◆ DATA SECTION
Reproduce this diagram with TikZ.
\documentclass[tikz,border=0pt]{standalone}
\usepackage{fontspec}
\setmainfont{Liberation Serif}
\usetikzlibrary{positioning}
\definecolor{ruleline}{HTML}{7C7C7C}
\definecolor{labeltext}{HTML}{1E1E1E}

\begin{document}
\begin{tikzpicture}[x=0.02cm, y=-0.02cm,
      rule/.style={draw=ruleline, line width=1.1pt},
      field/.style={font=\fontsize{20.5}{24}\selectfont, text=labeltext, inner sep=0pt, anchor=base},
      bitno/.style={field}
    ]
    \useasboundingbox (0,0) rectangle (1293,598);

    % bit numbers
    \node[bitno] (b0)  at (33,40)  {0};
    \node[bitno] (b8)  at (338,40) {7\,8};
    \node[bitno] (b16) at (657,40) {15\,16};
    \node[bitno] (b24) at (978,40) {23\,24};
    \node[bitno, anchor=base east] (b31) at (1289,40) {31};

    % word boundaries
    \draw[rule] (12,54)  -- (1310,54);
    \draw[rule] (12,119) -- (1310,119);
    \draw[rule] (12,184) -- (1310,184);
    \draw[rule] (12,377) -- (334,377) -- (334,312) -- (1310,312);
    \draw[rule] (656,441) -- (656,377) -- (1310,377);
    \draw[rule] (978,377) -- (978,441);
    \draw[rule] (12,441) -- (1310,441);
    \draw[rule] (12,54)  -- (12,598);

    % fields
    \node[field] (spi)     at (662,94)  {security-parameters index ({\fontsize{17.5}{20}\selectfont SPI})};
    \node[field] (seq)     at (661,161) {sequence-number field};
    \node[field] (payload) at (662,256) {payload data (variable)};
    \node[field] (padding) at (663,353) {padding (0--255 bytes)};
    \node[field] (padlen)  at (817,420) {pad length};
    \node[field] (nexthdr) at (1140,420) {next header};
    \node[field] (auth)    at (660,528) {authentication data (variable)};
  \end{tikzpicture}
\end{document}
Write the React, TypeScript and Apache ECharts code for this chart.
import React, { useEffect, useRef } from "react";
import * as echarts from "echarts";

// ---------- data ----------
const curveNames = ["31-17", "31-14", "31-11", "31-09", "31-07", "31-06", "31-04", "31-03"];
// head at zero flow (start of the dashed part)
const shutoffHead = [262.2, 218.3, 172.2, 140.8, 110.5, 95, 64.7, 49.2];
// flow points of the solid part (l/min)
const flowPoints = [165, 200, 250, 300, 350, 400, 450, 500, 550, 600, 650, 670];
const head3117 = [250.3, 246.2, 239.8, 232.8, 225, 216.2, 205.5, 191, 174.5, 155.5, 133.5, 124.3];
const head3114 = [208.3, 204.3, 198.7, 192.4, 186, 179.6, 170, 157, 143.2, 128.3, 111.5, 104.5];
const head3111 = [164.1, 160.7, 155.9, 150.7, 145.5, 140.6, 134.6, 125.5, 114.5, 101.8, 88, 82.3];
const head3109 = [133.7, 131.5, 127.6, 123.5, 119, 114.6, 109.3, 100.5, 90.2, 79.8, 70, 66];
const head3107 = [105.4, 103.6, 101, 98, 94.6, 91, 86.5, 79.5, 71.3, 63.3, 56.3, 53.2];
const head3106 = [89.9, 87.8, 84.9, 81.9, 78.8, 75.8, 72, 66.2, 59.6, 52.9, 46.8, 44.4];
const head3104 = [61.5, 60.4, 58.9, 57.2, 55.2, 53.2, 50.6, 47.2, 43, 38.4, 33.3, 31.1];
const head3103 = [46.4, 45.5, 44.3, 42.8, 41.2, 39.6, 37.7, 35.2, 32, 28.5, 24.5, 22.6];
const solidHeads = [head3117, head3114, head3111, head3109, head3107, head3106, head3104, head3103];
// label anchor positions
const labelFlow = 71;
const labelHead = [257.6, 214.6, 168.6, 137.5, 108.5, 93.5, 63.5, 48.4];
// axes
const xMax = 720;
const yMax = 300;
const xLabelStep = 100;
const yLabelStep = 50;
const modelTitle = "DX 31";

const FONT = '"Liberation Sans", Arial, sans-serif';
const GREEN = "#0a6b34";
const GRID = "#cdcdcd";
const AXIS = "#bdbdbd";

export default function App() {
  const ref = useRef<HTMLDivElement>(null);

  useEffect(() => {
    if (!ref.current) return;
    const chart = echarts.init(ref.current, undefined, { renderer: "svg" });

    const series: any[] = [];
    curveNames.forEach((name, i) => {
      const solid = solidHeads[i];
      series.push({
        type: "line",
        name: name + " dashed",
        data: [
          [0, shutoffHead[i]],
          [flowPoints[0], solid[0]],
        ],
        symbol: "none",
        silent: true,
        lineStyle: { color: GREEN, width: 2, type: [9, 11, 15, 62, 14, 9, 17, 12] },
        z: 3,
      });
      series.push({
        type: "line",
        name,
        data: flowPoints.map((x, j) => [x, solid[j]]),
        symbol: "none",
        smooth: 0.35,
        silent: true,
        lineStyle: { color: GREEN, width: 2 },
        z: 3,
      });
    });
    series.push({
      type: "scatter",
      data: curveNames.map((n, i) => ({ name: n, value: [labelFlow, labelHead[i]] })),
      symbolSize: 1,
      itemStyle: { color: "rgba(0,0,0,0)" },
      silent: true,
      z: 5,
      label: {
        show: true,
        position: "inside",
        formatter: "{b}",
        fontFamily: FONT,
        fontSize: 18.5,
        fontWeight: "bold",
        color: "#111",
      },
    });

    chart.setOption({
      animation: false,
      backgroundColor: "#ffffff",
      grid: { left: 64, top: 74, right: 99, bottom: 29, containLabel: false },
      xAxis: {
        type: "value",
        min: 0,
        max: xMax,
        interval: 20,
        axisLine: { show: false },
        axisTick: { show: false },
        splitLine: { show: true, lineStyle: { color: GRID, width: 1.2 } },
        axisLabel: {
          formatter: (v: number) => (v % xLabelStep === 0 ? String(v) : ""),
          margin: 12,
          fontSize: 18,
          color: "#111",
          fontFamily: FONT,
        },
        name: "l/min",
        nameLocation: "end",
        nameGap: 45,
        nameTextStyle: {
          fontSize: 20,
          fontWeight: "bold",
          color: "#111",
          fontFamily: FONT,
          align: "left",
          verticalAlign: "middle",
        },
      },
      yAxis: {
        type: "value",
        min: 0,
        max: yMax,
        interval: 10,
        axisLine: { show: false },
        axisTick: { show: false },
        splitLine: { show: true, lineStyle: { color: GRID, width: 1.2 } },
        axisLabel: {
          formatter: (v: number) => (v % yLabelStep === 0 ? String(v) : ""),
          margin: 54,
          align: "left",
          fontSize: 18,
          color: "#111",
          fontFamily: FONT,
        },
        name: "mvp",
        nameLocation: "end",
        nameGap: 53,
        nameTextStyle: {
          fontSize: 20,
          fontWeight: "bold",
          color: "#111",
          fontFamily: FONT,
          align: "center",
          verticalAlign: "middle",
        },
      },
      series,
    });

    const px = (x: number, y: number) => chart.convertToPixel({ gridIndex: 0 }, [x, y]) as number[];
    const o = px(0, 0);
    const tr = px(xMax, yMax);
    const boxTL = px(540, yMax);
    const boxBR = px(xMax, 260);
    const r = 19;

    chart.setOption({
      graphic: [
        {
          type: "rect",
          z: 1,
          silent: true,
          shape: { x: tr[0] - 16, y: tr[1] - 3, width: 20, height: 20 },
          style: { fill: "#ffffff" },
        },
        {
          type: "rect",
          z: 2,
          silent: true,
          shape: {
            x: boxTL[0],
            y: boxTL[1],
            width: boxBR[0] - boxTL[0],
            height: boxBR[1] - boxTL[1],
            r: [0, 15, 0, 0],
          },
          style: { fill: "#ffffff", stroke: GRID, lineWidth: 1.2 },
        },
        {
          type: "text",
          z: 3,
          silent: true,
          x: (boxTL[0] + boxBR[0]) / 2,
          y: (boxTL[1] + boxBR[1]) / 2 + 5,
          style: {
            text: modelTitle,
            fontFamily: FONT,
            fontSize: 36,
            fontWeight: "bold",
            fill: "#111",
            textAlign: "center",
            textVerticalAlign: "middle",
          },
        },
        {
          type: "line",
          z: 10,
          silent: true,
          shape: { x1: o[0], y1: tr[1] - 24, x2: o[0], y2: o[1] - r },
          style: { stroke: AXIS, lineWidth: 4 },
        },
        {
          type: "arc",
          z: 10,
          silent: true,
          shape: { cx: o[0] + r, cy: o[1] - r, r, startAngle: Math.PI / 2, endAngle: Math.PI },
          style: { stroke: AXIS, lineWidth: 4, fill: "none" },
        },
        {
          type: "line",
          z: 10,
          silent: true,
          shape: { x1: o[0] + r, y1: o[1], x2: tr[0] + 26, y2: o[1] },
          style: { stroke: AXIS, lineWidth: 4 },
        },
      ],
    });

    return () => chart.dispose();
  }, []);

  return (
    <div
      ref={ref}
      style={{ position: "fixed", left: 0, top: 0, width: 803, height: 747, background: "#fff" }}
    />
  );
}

◆ THE EXERCISE
Everything from the first line of the records above to the line containing "(0,0) rectangle (1293,598);", inclusive, should be repeated exactly; leave out the rest.

◆ RESPONSE TO THE TASK
Reproduce this diagram with TikZ.
\documentclass[tikz,border=0pt]{standalone}
\usepackage{fontspec}
\setmainfont{Liberation Serif}
\usetikzlibrary{positioning}
\definecolor{ruleline}{HTML}{7C7C7C}
\definecolor{labeltext}{HTML}{1E1E1E}

\begin{document}
\begin{tikzpicture}[x=0.02cm, y=-0.02cm,
      rule/.style={draw=ruleline, line width=1.1pt},
      field/.style={font=\fontsize{20.5}{24}\selectfont, text=labeltext, inner sep=0pt, anchor=base},
      bitno/.style={field}
    ]
    \useasboundingbox (0,0) rectangle (1293,598);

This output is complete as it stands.